Even if all sides were acting in good faith and out of defensive concerns, in the absence of effective diplomacy they all assumed the worst about each other’s motives as the crisis spun further out of control, exactly as the “security dilemma” model predicts that nations will do amid such rising tensions.
Of course, since mutual mistrust lies at the heart of any security dilemma, the situation is further complicated when any of the parties is seen to act in bad faith. Former German Chancellor Angela Merkel recently admitted that Western leaders had no intention of enforcing Ukraine’s compliance with the terms of the Minsk II agreement in 2015, and only agreed to it to buy time to build up Ukraine militarily.
The breakdown of the Minsk II peace agreement and the continuing diplomatic impasse in the larger geopolitical conflict between the United States, NATO and Russia plunged relations into a deepening crisis and led to the Russian invasion of Ukraine. Officials on all sides must have recognized the dynamics of the underlying security dilemma, and yet they failed to take the necessary diplomatic initiatives to resolve the crisis.
Peaceful, diplomatic alternatives have always been available if the parties chose to pursue them, but they did not. Does that mean that all sides deliberately chose war over peace? They would all deny that.
Yet all sides apparently now see advantages in a prolonged conflict, despite the relentless daily slaughter, dreadful and deteriorating conditions for millions of civilians, and the unthinkable dangers of full-scale war between NATO and Russia. All sides have convinced themselves they can or must win, and so they keep escalating the war, along with all its impacts and the risks that it will spin out of control.
President Biden came to office promising a new era of American diplomacy, but has instead led the United States and the world to the brink of World War III.

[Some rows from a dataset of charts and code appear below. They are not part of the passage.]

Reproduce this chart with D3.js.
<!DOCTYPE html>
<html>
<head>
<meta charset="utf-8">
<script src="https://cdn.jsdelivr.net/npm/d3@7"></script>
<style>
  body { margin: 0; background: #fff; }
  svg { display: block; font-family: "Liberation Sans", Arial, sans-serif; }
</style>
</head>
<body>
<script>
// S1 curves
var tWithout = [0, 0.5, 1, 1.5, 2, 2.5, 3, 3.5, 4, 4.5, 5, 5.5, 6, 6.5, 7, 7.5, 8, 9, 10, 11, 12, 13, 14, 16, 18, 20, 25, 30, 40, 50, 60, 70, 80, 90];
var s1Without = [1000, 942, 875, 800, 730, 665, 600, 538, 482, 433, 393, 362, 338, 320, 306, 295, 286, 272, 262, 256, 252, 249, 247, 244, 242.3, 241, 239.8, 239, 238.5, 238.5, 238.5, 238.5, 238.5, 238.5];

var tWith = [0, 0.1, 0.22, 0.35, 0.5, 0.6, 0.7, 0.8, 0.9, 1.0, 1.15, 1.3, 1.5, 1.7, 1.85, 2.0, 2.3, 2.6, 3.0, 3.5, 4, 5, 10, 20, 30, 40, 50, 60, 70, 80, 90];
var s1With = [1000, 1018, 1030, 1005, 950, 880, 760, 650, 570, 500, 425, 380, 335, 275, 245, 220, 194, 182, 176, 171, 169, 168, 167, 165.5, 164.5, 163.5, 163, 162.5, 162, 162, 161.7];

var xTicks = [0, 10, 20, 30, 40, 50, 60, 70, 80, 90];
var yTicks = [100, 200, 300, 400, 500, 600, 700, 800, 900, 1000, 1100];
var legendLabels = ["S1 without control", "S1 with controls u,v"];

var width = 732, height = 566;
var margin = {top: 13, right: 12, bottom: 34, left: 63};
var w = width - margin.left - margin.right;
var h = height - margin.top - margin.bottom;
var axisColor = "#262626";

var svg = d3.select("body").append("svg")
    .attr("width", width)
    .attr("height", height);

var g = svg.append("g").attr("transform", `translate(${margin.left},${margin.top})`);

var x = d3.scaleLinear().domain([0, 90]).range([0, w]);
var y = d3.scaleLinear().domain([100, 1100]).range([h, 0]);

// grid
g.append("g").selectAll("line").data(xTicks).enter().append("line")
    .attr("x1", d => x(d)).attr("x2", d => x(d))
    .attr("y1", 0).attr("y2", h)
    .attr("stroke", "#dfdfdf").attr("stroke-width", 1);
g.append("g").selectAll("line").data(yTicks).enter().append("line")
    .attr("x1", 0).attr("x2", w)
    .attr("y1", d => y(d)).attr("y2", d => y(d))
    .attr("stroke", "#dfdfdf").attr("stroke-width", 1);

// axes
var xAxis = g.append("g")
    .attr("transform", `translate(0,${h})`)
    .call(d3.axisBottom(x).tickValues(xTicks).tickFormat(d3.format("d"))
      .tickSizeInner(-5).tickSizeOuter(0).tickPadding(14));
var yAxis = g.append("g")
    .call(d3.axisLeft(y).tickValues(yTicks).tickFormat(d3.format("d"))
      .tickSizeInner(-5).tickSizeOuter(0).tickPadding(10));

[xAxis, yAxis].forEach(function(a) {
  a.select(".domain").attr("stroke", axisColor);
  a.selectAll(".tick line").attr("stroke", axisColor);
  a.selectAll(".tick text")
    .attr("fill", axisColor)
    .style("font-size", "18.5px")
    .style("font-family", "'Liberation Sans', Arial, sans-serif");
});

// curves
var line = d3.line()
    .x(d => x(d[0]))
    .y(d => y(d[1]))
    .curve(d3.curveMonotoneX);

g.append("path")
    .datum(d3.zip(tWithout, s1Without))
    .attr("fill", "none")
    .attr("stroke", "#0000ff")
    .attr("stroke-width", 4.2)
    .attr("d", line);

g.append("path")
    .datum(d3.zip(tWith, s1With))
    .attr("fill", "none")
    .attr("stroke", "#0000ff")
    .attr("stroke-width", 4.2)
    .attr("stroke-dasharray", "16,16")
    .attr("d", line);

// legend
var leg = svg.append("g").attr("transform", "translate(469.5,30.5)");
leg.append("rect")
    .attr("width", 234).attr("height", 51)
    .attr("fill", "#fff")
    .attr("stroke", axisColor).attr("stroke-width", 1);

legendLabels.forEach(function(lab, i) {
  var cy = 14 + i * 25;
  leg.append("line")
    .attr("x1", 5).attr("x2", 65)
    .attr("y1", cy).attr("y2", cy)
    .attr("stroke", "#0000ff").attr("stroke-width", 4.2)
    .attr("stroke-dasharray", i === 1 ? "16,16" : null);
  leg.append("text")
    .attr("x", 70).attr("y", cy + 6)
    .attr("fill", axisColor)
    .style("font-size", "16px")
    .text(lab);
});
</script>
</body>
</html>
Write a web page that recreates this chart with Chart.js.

Clearly, the only solution to a security dilemma like this is a cease-fire and peace agreement to stop the carnage, followed by the kind of diplomacy that took place between the United States and the Soviet Union in the decades that followed the Cuban Missile Crisis in 1962, which led to the Partial Nuclear Test Ban Treaty in 1963 and successive arms control treaties. Former UN official Alfred de Zayas has also called for UN-administered referenda to determine the wishes of the people of Crimea, Donetsk and Luhansk.
It is not an endorsement of an adversary’s conduct or position to negotiate a path to peaceful coexistence. We are witnessing the absolutist alternative in Ukraine today. There is no moral high ground in relentless, open-ended mass slaughter, managed, directed and in fact perpetrated by people in smart suits and military uniforms in imperial capitals thousands of miles from the crashing of shells, the cries of the wounded and the stench of death.
If proposals for peace talks are to be more than PR exercises, they must be firmly grounded in an understanding of the security needs of all sides, and a willingness to compromise to see that those needs are met and that all the underlying conflicts are addressed.